*Directions*. What is the number of lines in the data holding the word "this"? Give that number by itself.

*Record set*.

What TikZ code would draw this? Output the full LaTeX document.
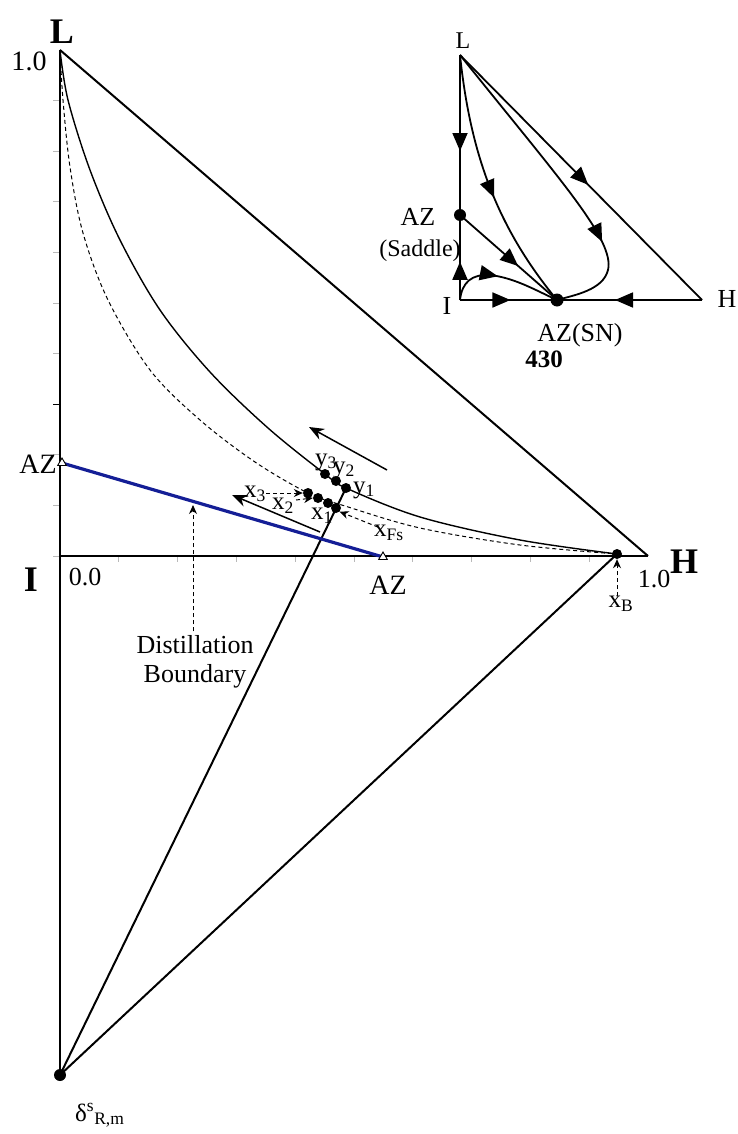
* * *
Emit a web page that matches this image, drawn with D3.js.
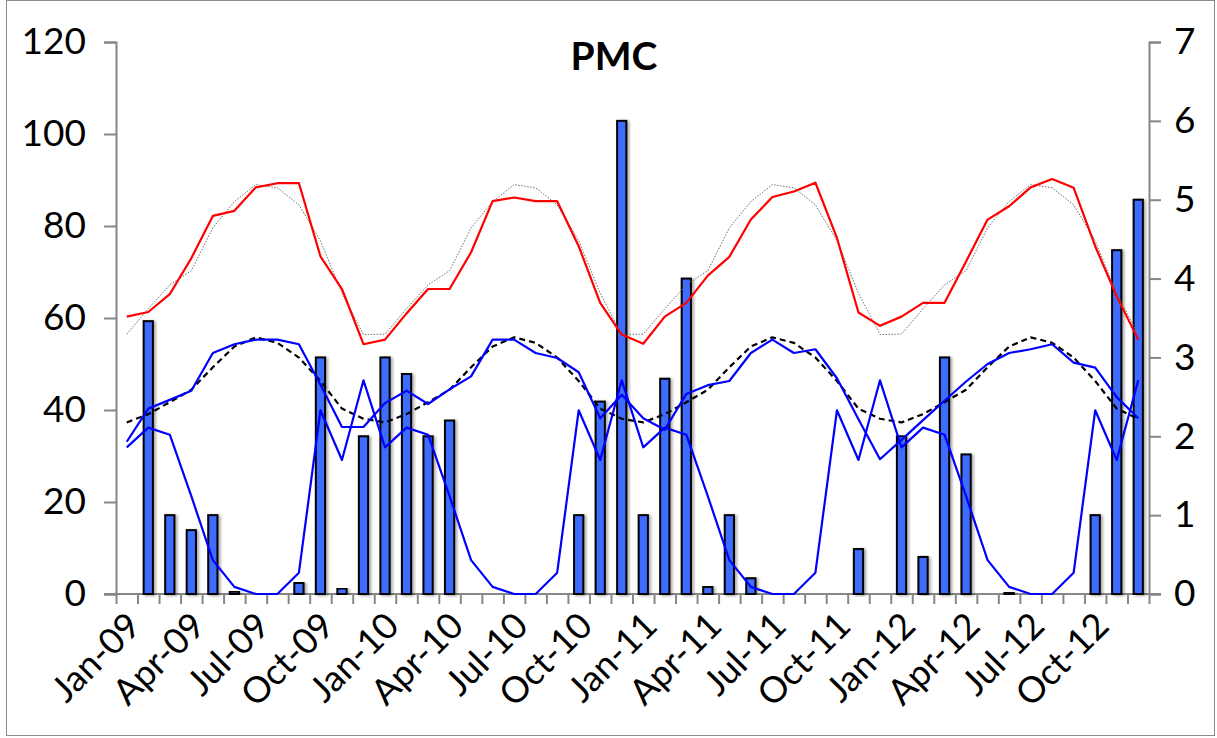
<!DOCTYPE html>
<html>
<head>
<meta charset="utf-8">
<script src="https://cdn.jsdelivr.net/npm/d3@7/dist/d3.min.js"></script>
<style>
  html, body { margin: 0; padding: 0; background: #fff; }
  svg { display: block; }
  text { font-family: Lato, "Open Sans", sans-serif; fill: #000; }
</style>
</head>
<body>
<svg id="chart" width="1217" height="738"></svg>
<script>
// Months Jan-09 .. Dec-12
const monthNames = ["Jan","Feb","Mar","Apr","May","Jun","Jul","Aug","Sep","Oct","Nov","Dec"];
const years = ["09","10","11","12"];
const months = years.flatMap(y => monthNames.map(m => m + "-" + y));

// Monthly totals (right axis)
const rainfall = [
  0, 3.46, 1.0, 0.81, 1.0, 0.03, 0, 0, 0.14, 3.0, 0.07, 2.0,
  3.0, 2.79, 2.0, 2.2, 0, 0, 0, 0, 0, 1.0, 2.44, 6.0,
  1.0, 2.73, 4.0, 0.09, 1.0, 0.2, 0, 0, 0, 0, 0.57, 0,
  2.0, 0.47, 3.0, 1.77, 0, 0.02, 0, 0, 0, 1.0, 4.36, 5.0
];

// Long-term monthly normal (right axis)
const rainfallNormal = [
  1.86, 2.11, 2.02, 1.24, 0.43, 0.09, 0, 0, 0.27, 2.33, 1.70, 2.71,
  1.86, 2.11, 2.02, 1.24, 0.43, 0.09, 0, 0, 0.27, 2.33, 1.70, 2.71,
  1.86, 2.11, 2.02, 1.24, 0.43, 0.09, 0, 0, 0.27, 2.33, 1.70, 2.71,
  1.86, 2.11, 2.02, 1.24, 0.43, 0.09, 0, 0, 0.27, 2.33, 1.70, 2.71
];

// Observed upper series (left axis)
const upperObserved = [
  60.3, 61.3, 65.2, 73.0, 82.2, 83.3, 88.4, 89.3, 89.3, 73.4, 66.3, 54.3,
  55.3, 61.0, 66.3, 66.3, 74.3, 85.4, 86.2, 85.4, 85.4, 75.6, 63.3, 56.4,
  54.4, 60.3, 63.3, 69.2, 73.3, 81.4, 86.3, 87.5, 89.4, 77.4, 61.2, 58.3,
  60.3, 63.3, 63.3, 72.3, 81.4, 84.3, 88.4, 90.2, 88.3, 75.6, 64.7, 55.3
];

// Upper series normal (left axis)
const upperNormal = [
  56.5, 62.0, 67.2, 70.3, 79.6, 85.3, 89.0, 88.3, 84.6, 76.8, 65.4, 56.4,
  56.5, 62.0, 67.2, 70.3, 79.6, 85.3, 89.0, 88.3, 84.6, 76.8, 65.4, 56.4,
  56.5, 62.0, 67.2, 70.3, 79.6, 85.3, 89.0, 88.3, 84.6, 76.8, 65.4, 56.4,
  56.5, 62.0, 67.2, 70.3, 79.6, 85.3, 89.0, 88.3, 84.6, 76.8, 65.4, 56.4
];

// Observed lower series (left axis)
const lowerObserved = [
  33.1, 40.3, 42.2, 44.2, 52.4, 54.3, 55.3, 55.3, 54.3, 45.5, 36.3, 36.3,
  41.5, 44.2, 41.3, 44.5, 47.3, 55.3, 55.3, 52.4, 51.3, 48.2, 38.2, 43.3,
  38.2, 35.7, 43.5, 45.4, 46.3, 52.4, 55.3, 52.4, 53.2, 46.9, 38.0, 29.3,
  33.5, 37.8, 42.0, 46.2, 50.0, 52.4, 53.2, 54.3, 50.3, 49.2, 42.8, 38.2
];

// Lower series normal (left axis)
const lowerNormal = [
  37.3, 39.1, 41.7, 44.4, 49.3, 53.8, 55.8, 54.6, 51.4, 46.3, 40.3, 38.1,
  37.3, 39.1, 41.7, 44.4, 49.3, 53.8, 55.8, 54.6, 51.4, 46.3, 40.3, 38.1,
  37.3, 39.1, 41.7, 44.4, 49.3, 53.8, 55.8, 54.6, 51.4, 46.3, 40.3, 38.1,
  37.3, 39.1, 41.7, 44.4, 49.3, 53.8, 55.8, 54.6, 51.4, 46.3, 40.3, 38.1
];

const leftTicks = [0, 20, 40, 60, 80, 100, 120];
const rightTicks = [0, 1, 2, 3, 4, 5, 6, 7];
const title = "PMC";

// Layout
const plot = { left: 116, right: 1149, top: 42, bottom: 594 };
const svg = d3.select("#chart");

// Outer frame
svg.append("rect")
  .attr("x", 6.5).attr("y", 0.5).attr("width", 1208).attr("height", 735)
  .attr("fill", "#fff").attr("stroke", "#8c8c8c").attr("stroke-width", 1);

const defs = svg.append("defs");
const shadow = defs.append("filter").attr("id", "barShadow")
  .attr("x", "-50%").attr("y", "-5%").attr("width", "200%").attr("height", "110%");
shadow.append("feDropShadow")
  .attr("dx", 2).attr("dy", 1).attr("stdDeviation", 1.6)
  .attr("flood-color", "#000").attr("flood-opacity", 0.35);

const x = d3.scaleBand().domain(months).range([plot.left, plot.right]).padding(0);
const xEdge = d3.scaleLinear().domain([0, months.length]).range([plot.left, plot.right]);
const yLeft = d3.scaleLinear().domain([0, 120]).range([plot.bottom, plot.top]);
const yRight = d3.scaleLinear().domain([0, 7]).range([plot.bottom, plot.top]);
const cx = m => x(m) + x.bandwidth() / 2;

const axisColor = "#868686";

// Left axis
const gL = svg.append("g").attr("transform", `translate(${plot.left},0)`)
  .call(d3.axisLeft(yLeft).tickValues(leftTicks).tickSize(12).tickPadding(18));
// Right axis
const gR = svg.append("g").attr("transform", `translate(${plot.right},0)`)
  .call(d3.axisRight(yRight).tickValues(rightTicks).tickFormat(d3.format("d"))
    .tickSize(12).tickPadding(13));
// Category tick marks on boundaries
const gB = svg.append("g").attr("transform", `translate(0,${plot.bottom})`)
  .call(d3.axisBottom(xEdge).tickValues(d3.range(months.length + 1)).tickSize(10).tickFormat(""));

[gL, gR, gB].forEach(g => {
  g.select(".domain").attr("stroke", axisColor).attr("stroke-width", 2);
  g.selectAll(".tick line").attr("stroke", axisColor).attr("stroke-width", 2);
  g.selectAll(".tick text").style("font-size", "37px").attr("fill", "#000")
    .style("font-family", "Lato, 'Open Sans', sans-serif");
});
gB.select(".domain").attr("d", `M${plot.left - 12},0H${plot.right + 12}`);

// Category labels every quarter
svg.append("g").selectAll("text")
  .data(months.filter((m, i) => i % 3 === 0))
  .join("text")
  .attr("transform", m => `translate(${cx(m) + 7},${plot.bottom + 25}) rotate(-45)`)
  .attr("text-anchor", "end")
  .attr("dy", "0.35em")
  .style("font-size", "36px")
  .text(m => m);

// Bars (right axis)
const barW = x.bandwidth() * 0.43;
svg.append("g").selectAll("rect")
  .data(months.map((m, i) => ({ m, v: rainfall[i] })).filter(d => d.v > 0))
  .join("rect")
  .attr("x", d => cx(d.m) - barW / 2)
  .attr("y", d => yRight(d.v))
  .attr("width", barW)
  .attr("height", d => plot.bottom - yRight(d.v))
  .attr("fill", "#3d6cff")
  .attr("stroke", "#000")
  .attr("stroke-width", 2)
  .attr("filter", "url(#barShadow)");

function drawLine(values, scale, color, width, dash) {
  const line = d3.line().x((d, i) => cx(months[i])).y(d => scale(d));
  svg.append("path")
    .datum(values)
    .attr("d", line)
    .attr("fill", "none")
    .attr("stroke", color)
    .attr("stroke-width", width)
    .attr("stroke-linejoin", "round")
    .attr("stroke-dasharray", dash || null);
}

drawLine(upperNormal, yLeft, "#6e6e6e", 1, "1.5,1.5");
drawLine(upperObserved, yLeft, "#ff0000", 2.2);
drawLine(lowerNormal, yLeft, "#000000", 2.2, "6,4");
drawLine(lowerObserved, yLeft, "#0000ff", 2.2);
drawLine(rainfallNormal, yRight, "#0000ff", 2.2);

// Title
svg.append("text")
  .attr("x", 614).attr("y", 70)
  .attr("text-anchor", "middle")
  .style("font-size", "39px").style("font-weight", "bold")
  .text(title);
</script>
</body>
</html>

*Completed exercise*. 2